Transport Demand for Renewable Fuels to Increase, Officials Say

By Andrea Fischer, Staff Reporter

This story appears in the April 30 print edition of Transport Topics. Click here to subscribe today.

ARLINGTON, Va. — Agriculture officials said the growing renewable fuels industry will benefit the trucking companies that haul these products. 

Biofuels proponents and Bush administration officials spoke here during the first national summit on agricultural and food transportation.



“For trucking, the key word is distribution,” said Thomas Dorr, undersecretary of rural development for the U.S. Department of Agriculture. “Making biodiesel work is not just a matter of engineering and materials; it’s a matter of ton miles and loads.”

“The scale of this new industry will be huge,” Dorr said. “It is probably the greatest new opportunity for growth in our lifetime . . . and the distribution system will be truck-based.”

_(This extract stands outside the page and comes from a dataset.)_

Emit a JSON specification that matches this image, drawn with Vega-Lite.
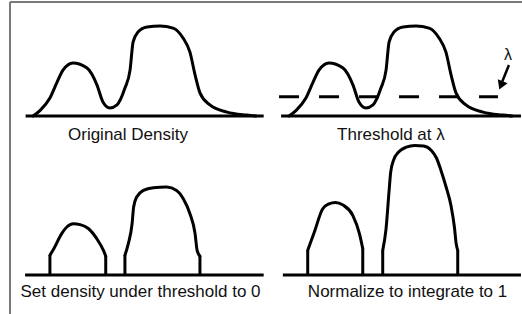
{
  "$schema": "https://vega.github.io/schema/vega-lite/v6.json",
  "padding": 0,
  "spacing": 0,
  "bounds": "flush",
  "align": "each",
  "columns": 2,
  "config": {
    "view": {"stroke": null},
    "text": {"font": "Liberation Sans", "fontSize": 17, "color": "#111", "align": "center", "baseline": "alphabetic"}
  },
  "concat": [
    {
      "width": 256,
      "height": 157,
      "encoding": {
        "x": {"field": "x", "type": "quantitative", "scale": {"domain": [-1, 9], "nice": false, "zero": false}, "axis": null},
        "y": {"field": "y", "type": "quantitative", "scale": {"domain": [-1.3667, 3.8667], "nice": false, "zero": false}, "axis": null}
      },
      "layer": [
        {
          "data": {"values": [{"x": -0.61, "y": -1.3667, "y2": 3.8}]},
          "mark": {"type": "rule", "color": "#7a7a7a", "strokeWidth": 2},
          "encoding": {"y2": {"field": "y2"}}
        },
        {
          "data": {"values": [{"x": -0.61, "x2": 9, "y": 3.8}]},
          "mark": {"type": "rule", "color": "#7a7a7a", "strokeWidth": 2},
          "encoding": {"x2": {"field": "x2"}}
        },
        {
          "data": {"values": [{"x": 0.0, "x2": 9.3, "y": 0}]},
          "mark": {"type": "rule", "color": "black", "strokeWidth": 3},
          "encoding": {"x2": {"field": "x2"}}
        },
        {
          "data": {"name": "density"},
          "mark": {"type": "line", "interpolate": "monotone", "color": "black", "strokeWidth": 3, "strokeCap": "round"},
          "encoding": {}
        },
        {
          "data": {"values": [{"x": 4.0, "y": -0.8, "t": "Original Density"}]},
          "mark": {"type": "text"},
          "encoding": {"text": {"field": "t"}}
        }
      ]
    },
    {
      "width": 266,
      "height": 157,
      "encoding": {
        "x": {"field": "x", "type": "quantitative", "scale": {"domain": [-1, 9.390625], "nice": false, "zero": false}, "axis": null},
        "y": {"field": "y", "type": "quantitative", "scale": {"domain": [-1.3667, 3.8667], "nice": false, "zero": false}, "axis": null}
      },
      "layer": [
        {
          "data": {"values": [{"x": -1, "x2": 9.390625, "y": 3.8}]},
          "mark": {"type": "rule", "color": "#7a7a7a", "strokeWidth": 2},
          "encoding": {"x2": {"field": "x2"}}
        },
        {
          "data": {"values": [{"x": -0.02, "x2": 9.35, "y": 0}]},
          "mark": {"type": "rule", "color": "black", "strokeWidth": 3},
          "encoding": {"x2": {"field": "x2"}}
        },
        {
          "data": {"values": [{"x": -0.1, "x2": 8.45, "y": 0.64}]},
          "mark": {"type": "rule", "color": "black", "strokeWidth": 3, "strokeDash": [20, 20]},
          "encoding": {"x2": {"field": "x2"}}
        },
        {
          "data": {"name": "density"},
          "mark": {"type": "line", "interpolate": "monotone", "color": "black", "strokeWidth": 3, "strokeCap": "round"},
          "encoding": {}
        },
        {
          "data": {"values": [{"x": 8.88, "y": 1.7, "x2": 8.62, "y2": 1.15}]},
          "mark": {"type": "rule", "color": "black", "strokeWidth": 2.5},
          "encoding": {"x2": {"field": "x2"}, "y2": {"field": "y2"}}
        },
        {
          "data": {"values": [{"x": 8.57, "y": 1.02}]},
          "mark": {"type": "point", "shape": "triangle-up", "filled": true, "color": "black", "opacity": 1, "size": 110, "angle": 202},
          "encoding": {}
        },
        {
          "data": {"values": [{"x": 8.84, "y": 1.87, "t": "λ"}]},
          "mark": {"type": "text", "fontSize": 16},
          "encoding": {"text": {"field": "t"}}
        },
        {
          "data": {"values": [{"x": 4.27, "y": -0.8, "t": "Threshold at λ"}]},
          "mark": {"type": "text"},
          "encoding": {"text": {"field": "t"}}
        }
      ]
    },
    {
      "width": 256,
      "height": 157,
      "encoding": {
        "x": {"field": "x", "type": "quantitative", "scale": {"domain": [-1, 9], "nice": false, "zero": false}, "axis": null},
        "y": {"field": "y", "type": "quantitative", "scale": {"domain": [-1.3, 3.9333], "nice": false, "zero": false}, "axis": null}
      },
      "layer": [
        {
          "data": {"values": [{"x": -0.61, "y": -1.3, "y2": 3.9333}]},
          "mark": {"type": "rule", "color": "#7a7a7a", "strokeWidth": 2},
          "encoding": {"y2": {"field": "y2"}}
        },
        {
          "data": {"values": [{"x": -0.02, "x2": 9.3, "y": 0}]},
          "mark": {"type": "rule", "color": "black", "strokeWidth": 3},
          "encoding": {"x2": {"field": "x2"}}
        },
        {
          "data": {"values": [
            {"x": 0.95, "y": 0, "y2": 0.66},
            {"x": 3.13, "y": 0, "y2": 0.63},
            {"x": 3.88, "y": 0, "y2": 0.66},
            {"x": 6.81, "y": 0, "y2": 0.63}
          ]},
          "mark": {"type": "rule", "color": "black", "strokeWidth": 3},
          "encoding": {"y2": {"field": "y2"}}
        },
        {
          "data": {"values": [
            {"seg": "a", "x": 0.95, "y": 0.66},
            {"seg": "a", "x": 1.08, "y": 0.84},
            {"seg": "a", "x": 1.41, "y": 1.38},
            {"seg": "a", "x": 1.61, "y": 1.6},
            {"seg": "a", "x": 1.86, "y": 1.71},
            {"seg": "a", "x": 2.13, "y": 1.68},
            {"seg": "a", "x": 2.45, "y": 1.55},
            {"seg": "a", "x": 2.78, "y": 1.21},
            {"seg": "a", "x": 3.04, "y": 0.82},
            {"seg": "a", "x": 3.13, "y": 0.63},
            {"seg": "b", "x": 3.88, "y": 0.66},
            {"seg": "b", "x": 4.01, "y": 1.04},
            {"seg": "b", "x": 4.16, "y": 1.71},
            {"seg": "b", "x": 4.22, "y": 2.27},
            {"seg": "b", "x": 4.34, "y": 2.6},
            {"seg": "b", "x": 4.6, "y": 2.82},
            {"seg": "b", "x": 4.99, "y": 2.91},
            {"seg": "b", "x": 5.51, "y": 2.93},
            {"seg": "b", "x": 5.9, "y": 2.82},
            {"seg": "b", "x": 6.16, "y": 2.54},
            {"seg": "b", "x": 6.42, "y": 2.04},
            {"seg": "b", "x": 6.62, "y": 1.38},
            {"seg": "b", "x": 6.7, "y": 0.82},
            {"seg": "b", "x": 6.81, "y": 0.63}
          ]},
          "mark": {"type": "line", "interpolate": "monotone", "color": "black", "strokeWidth": 3, "strokeCap": "round"},
          "encoding": {"detail": {"field": "seg"}}
        },
        {
          "data": {"values": [{"x": 4.49, "y": -0.73, "t": "Set density under threshold to 0"}]},
          "mark": {"type": "text"},
          "encoding": {"text": {"field": "t"}}
        }
      ]
    },
    {
      "width": 266,
      "height": 157,
      "encoding": {
        "x": {"field": "x", "type": "quantitative", "scale": {"domain": [-1, 9.390625], "nice": false, "zero": false}, "axis": null},
        "y": {"field": "y", "type": "quantitative", "scale": {"domain": [-1.3, 3.9333], "nice": false, "zero": false}, "axis": null}
      },
      "layer": [
        {
          "data": {"values": [{"x": 0.05, "x2": 9.35, "y": 0}]},
          "mark": {"type": "rule", "color": "black", "strokeWidth": 3},
          "encoding": {"x2": {"field": "x2"}}
        },
        {
          "data": {"values": [
            {"x": 1.02, "y": 0, "y2": 0.82},
            {"x": 3.17, "y": 0, "y2": 0.88},
            {"x": 3.95, "y": 0, "y2": 0.82},
            {"x": 6.88, "y": 0, "y2": 0.82}
          ]},
          "mark": {"type": "rule", "color": "black", "strokeWidth": 3},
          "encoding": {"y2": {"field": "y2"}}
        },
        {
          "data": {"values": [
            {"seg": "a", "x": 1.02, "y": 0.82},
            {"seg": "a", "x": 1.28, "y": 1.43},
            {"seg": "a", "x": 1.6, "y": 2.2},
            {"seg": "a", "x": 1.85, "y": 2.37},
            {"seg": "a", "x": 2.1, "y": 2.42},
            {"seg": "a", "x": 2.4, "y": 2.33},
            {"seg": "a", "x": 2.78, "y": 1.99},
            {"seg": "a", "x": 3.04, "y": 1.38},
            {"seg": "a", "x": 3.17, "y": 0.88},
            {"seg": "b", "x": 3.95, "y": 0.82},
            {"seg": "b", "x": 4.08, "y": 1.54},
            {"seg": "b", "x": 4.2, "y": 2.82},
            {"seg": "b", "x": 4.26, "y": 3.42},
            {"seg": "b", "x": 4.37, "y": 3.82},
            {"seg": "b", "x": 4.57, "y": 4.1},
            {"seg": "b", "x": 4.87, "y": 4.26},
            {"seg": "b", "x": 5.2, "y": 4.32},
            {"seg": "b", "x": 5.55, "y": 4.3},
            {"seg": "b", "x": 5.85, "y": 4.15},
            {"seg": "b", "x": 6.05, "y": 3.9},
            {"seg": "b", "x": 6.22, "y": 3.5},
            {"seg": "b", "x": 6.42, "y": 2.95},
            {"seg": "b", "x": 6.62, "y": 2.3},
            {"seg": "b", "x": 6.75, "y": 1.6},
            {"seg": "b", "x": 6.82, "y": 1.04},
            {"seg": "b", "x": 6.88, "y": 0.82}
          ]},
          "mark": {"type": "line", "interpolate": "monotone", "color": "black", "strokeWidth": 3, "strokeCap": "round"},
          "encoding": {"detail": {"field": "seg"}}
        },
        {
          "data": {"values": [{"x": 4.92, "y": -0.73, "t": "Normalize to integrate to 1"}]},
          "mark": {"type": "text"},
          "encoding": {"text": {"field": "t"}}
        }
      ]
    }
  ],
  "datasets": {
    "density": [
      {"x": 0.29, "y": 0},
      {"x": 0.56, "y": 0.18},
      {"x": 0.95, "y": 0.6},
      {"x": 1.23, "y": 1.13},
      {"x": 1.46, "y": 1.53},
      {"x": 1.85, "y": 1.77},
      {"x": 2.4, "y": 1.6},
      {"x": 2.79, "y": 1.03},
      {"x": 3.02, "y": 0.47},
      {"x": 3.3, "y": 0.27},
      {"x": 3.57, "y": 0.37},
      {"x": 3.88, "y": 0.93},
      {"x": 4.08, "y": 1.53},
      {"x": 4.2, "y": 2.47},
      {"x": 4.39, "y": 2.8},
      {"x": 4.74, "y": 2.97},
      {"x": 5.25, "y": 3.0},
      {"x": 5.76, "y": 2.93},
      {"x": 6.15, "y": 2.6},
      {"x": 6.42, "y": 2.13},
      {"x": 6.62, "y": 1.37},
      {"x": 6.81, "y": 0.77},
      {"x": 7.2, "y": 0.37},
      {"x": 7.87, "y": 0.13},
      {"x": 8.65, "y": 0.03},
      {"x": 9.0, "y": 0}
    ]
  }
}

Hunter Moorhead, special assistant to President Bush for agriculture, trade and food assistance, said trucking firms also will be needed to haul raw products such as soybeans or corn.

“The agricultural community totally depends on the trucking industry to move its crops,” said Moorhead.
Greg Krissek, director of government affairs for ICM Inc., a company that builds ethanol plants, said demand for tanker trucks to move renewable fuels also will increase because fuel terminals and pipelines are currently unable to accept ethanol and biodiesel.

Krissek estimated that a national increase in biofuel production of 3 billion gallons a year would require about 4,500 trucks per day to move corn, fuel and other materials related to biofuel production.

However, Warren Hoemann, senior vice president of industry affairs, councils and conferences for American Trucking Associations, told Transport Topics that “capacity constraints and the driver shortage will make growth a challenge.”

In many places, the refineries that produce ethanol and biodiesel rarely are served by rail and never are served by fuel pipelines, making trucks one of the few sources of transportation for refined biofuels, he said.

“The renewable fuels industry is a bright spot, but [trucking] still faces the challenge of meeting capacity,” he said.

Tommy Windsor, director of transportation for Townsends Inc., a Wilmington, Del., company that hauls poultry and grain to and from farms and processing plants, said he expects more biofuel production to tighten competition for truck drivers in the coming years.

Windsor’s company operates a private fleet of 140 tractors, “but we rely on a lot of independent local truckers to haul grain, and if they start hauling for renewable fuels producers, we will be competing with those refineries, not just for grain but for drivers as well.”